Ancient Egyptians believed that upon death they would be asked two questions and their answers would determine whether they could continue their journey in the afterlife.  
The first question was, "Did you bring joy?"  
The second was, "Did you find joy?"

Tuesday, April 19, 2011


The universe has a funny sense of humor.  I finally understand, in my bones, that the only way to be happy is to trust in yourself and to make peace with the moment, the place that you are in, your view on the world and then I come down with dysentery.

I challenge the Dalai Lama to make peace with dysentery.

I've heard some gruesome stories from fellow travelers about their bouts with dysentery and, all in all, I'm pretty sure I got off lucky.  I think that's also because I gave in quickly to the antibiotics my doctor made me carry JUST IN CASE.

Who knows, maybe I did benefit from my epiphany of last week.  I managed not to get submerged in self-pity which, let me tell you, when even the tiny joints in your toes ache and you can't stand fully upright and you are India which is on the other side of the planet from almost every human being you know, self-pity seems, well, justifiable.

But, I like Jaipur.  I'm staying in a heritage hotel just outside of the old city which is delineated by a wall made out of pink stone.  I could be wrong, but I think much of the old city is built out of pink stone.  I shall find out as soon as I feel up to exploring.  There are 7 gates into the city, one of them is called chandpole, or moongate.   On the way from the airport to my hotel I saw the full moon rising over the chandpole.  I wanted to stop and take a photo but we were in the middle of major traffic plus, I realized later, I was pretty sick and totally not up for it.  Just after I saw the moon, my guide, RV, pointed out the elephant walking by.  Some guy was riding his elephant home from work.  They were going along in traffic just like any other vehicle.  I was amazed to see how fast an elephant can go and how confidently he maneuvered with all the cars zooming by.

My hotel is a heritage home owned and operated by members of some kind of minor royal family, the Bissaus.  The main house where the dinning rooms and such like are is painted on every square inch with gold and pink and red.  There are lotus friezes and dancing girl paintings.  It's a bit like being on a movie set.  I had a choice of rooms the first night and one of them, the one I didn't take for some reason (dysentery brain) was absolutely gorgeous.  A maharajah's room.  But it is supposed to be hotter and that's an important consideration in these parts.  I have a good room.  Plain.  I am making peace with that.

Today I think I will stay close to home to make sure that my body is really mended enough to be out and about.  There is a pool here and my room needs to be cleaned.  Whenever I've needed anything I've just thrown anything that was in the way out of the way and therefore my room looks like a cyclone hit it.

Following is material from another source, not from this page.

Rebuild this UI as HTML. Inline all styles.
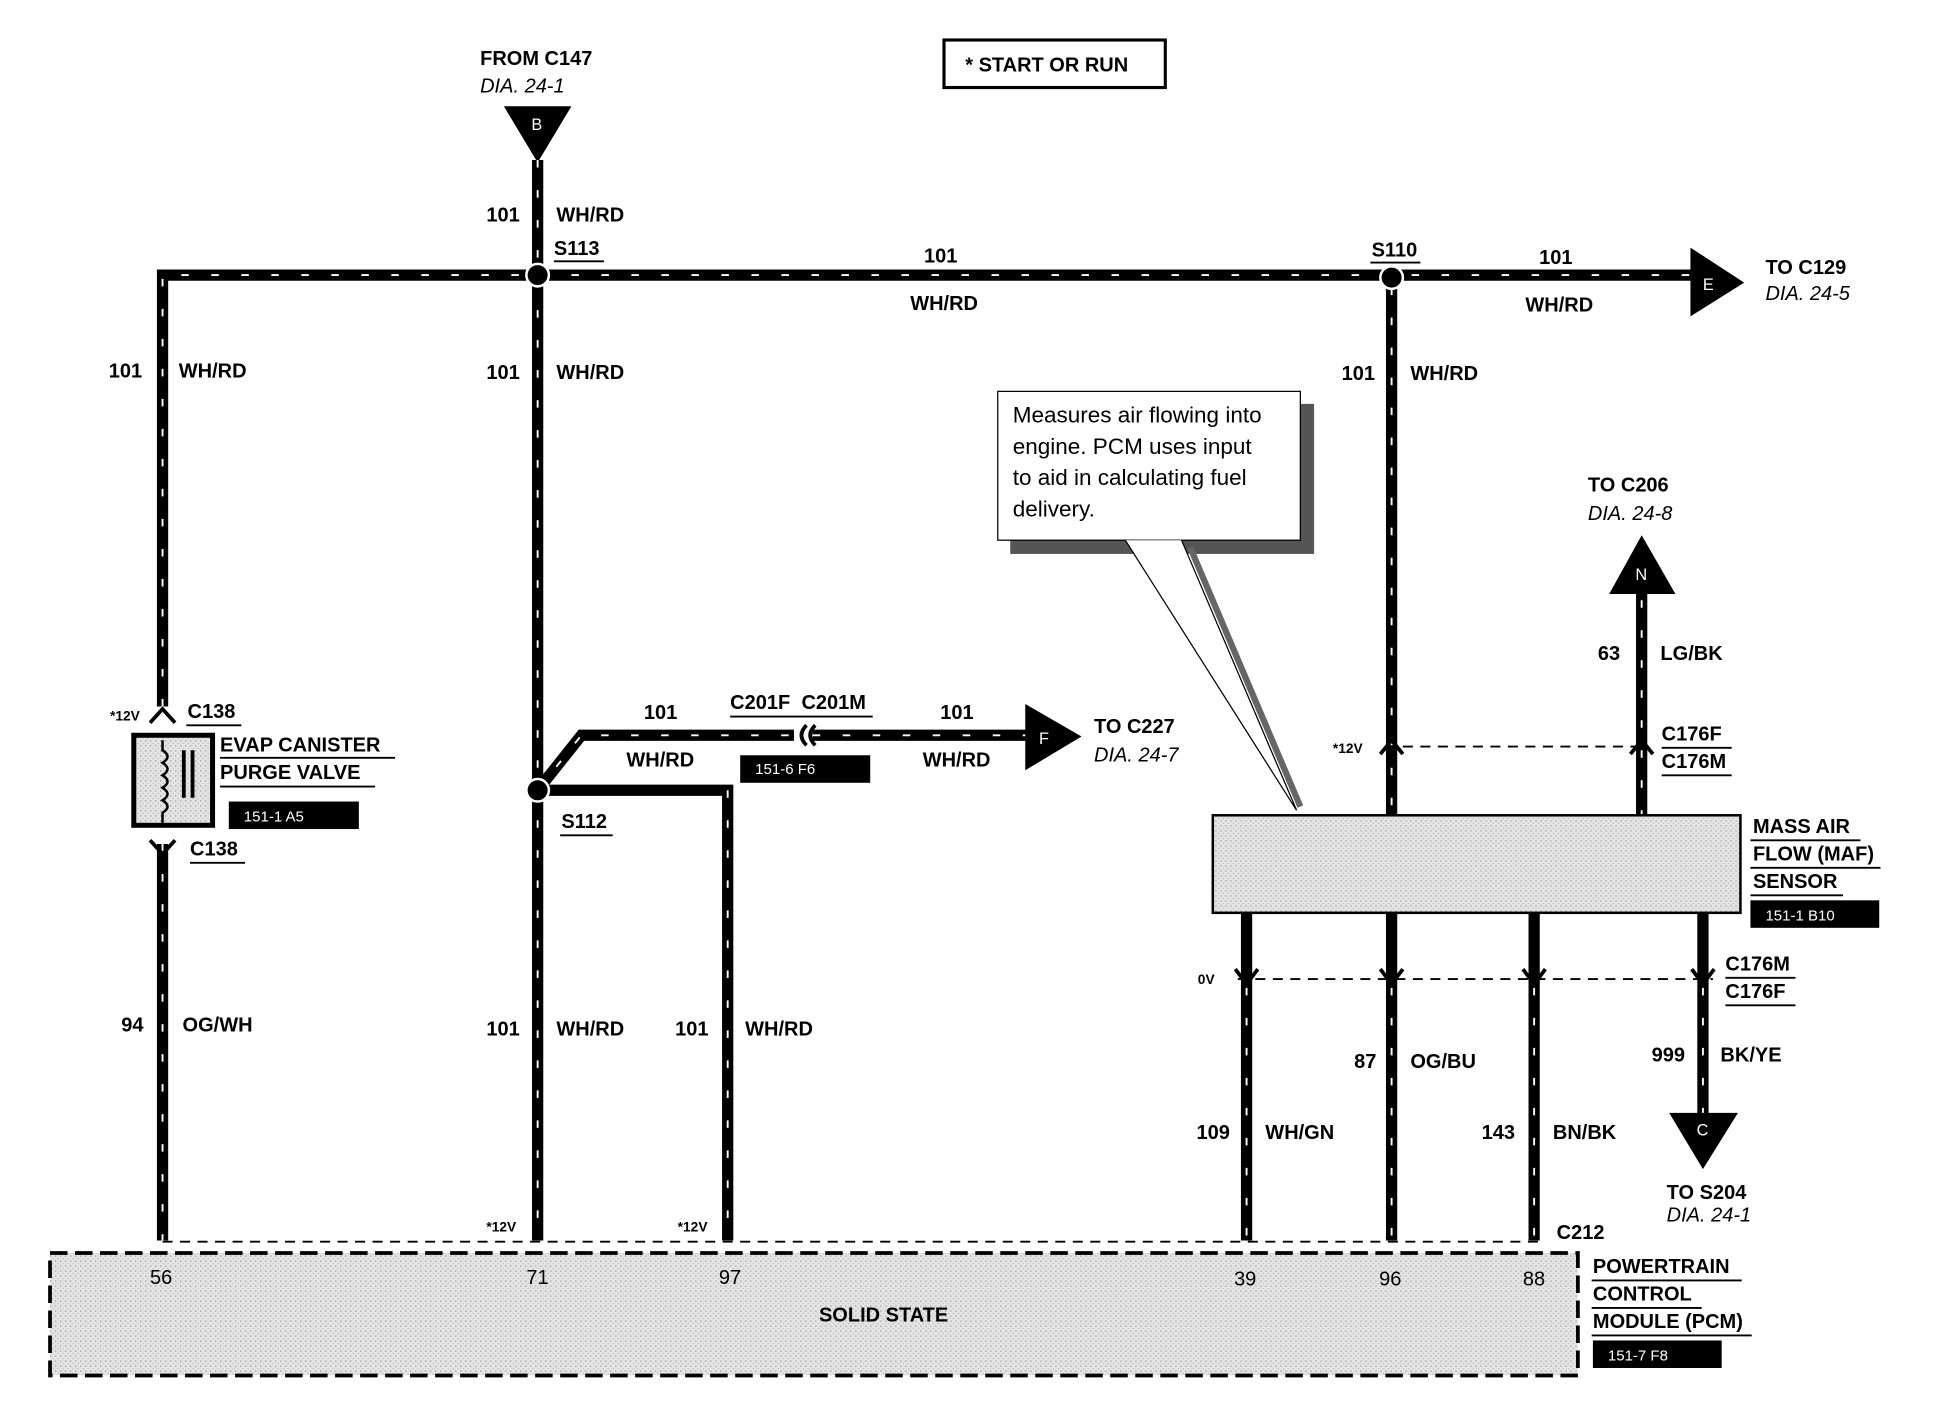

I also have some making up to do with the staff here at Bissau.  I've been so out of it that I haven't tipped anyone and just now I tried to and realized that one of the things I threw somewhere was my coin purse. This is the kind of place where tips are expected and I am quickly rising on the Rude American Customers list.  I can see it in the face of my waiter.

Somewhere, outside the gates of my hotel are elephants and fortresses and tiny streets with treasure shops.  For now, they will have to wait and I must get strong, but it's hard.  It's hard to make peace with my view when I haven't seen the view outside, when I don't know what adventure I'm missing out on.

1 comment:

Emily said...

Oh, Morgan!! Be well, my friend!! I hope so much that this storm blows over quickly. Sending you love and healing energy.